Scan the material for the word "Output", and copy each line where it shows up.
## start Available records
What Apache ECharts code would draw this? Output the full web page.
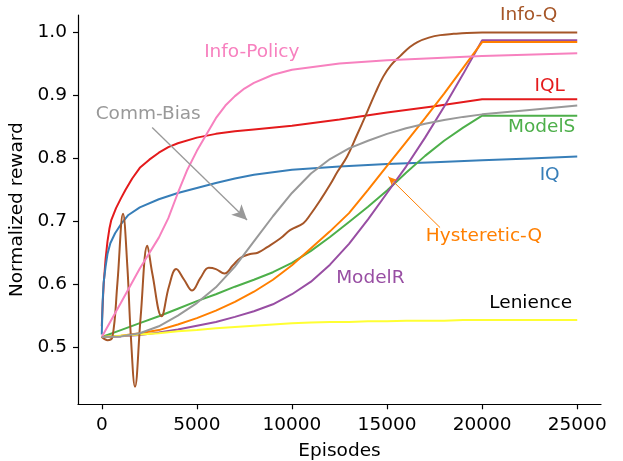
## end Available records
## start Available records
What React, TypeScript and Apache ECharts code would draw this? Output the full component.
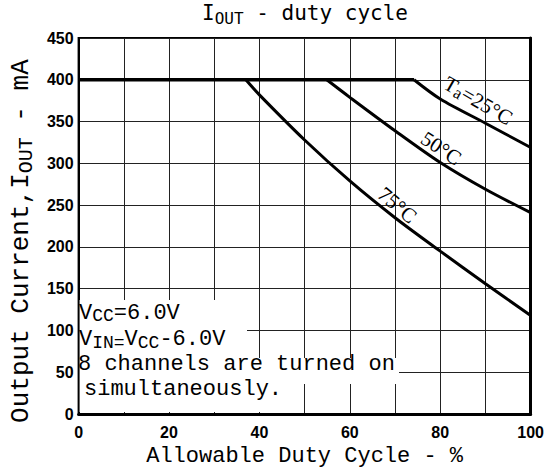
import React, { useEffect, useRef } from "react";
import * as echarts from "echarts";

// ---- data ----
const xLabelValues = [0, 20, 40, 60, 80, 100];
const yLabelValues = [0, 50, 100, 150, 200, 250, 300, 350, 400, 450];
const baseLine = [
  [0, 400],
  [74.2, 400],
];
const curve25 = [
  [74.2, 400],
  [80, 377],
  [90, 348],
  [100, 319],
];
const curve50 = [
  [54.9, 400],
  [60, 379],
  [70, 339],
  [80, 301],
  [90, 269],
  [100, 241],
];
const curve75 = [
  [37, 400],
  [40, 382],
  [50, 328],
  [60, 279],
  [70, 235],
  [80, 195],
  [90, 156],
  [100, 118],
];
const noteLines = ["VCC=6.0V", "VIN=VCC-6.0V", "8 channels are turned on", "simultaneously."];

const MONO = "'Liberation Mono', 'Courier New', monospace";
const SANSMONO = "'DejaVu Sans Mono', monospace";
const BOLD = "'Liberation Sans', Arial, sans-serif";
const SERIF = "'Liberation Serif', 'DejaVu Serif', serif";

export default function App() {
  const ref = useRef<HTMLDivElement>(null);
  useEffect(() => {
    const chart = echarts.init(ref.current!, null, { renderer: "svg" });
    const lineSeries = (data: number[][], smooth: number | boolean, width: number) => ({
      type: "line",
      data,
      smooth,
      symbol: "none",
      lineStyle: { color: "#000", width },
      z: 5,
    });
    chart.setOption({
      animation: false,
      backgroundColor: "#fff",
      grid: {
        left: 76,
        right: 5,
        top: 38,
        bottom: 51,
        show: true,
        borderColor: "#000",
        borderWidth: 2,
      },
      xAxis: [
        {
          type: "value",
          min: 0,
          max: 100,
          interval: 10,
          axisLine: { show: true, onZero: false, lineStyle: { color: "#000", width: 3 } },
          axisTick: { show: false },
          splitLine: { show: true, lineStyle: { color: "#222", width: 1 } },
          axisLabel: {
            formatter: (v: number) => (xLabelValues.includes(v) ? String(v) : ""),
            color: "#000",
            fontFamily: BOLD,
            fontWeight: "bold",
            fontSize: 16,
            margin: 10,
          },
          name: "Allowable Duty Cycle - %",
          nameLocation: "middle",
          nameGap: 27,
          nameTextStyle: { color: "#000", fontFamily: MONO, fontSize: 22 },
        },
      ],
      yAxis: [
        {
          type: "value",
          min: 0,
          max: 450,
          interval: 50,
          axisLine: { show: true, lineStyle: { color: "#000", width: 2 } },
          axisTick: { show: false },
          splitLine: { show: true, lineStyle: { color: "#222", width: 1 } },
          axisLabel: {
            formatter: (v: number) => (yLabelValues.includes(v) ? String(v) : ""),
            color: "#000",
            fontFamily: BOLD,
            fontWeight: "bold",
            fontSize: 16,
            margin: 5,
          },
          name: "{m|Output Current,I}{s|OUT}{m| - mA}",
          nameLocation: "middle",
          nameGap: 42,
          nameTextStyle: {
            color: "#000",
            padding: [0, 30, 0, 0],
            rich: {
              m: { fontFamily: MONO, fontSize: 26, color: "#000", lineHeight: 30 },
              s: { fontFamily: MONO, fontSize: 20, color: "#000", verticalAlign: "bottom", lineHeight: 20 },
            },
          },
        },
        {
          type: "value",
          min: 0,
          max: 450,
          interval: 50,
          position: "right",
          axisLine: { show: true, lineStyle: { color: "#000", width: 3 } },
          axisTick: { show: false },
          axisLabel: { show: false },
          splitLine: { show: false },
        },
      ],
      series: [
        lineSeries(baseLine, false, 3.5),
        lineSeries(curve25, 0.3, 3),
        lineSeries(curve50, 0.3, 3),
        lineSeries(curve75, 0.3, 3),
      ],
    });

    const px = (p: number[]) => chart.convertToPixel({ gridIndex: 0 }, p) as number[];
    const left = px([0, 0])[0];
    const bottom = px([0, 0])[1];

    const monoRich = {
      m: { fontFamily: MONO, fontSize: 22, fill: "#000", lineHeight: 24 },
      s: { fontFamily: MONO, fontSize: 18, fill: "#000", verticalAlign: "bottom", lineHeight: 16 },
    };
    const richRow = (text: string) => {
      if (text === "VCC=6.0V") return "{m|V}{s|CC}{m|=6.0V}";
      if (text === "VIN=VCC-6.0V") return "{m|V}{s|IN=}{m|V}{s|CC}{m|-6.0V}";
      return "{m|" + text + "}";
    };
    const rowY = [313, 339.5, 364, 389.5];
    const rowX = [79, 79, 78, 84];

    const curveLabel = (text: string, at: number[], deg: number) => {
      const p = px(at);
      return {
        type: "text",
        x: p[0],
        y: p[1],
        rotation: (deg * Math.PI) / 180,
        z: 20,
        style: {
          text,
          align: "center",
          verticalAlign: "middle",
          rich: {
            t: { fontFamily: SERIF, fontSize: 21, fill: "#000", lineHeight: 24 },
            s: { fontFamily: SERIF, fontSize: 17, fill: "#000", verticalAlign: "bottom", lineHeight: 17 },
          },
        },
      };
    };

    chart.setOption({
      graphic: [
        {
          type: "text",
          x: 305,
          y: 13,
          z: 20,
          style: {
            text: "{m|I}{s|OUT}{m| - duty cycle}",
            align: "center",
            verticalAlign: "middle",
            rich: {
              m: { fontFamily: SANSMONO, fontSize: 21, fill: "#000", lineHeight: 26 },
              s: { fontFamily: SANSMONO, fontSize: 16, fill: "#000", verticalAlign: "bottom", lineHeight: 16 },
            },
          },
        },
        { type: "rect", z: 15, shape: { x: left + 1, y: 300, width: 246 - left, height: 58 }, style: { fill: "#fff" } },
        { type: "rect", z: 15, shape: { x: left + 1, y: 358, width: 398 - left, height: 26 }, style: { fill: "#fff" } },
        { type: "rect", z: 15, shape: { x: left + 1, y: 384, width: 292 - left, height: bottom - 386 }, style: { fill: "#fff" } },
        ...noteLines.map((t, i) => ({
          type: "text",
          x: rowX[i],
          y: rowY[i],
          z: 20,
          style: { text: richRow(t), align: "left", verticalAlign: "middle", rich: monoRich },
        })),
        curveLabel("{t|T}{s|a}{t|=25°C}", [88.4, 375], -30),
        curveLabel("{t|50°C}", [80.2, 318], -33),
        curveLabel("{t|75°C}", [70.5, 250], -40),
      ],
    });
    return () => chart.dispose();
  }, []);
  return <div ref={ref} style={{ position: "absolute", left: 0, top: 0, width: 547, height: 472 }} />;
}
## end Available records
Reply »
What Apache ECharts code would draw this? Output the full web page.
What React, TypeScript and Apache ECharts code would draw this? Output the full component.
          name: "{m|Output Current,I}{s|OUT}{m| - mA}",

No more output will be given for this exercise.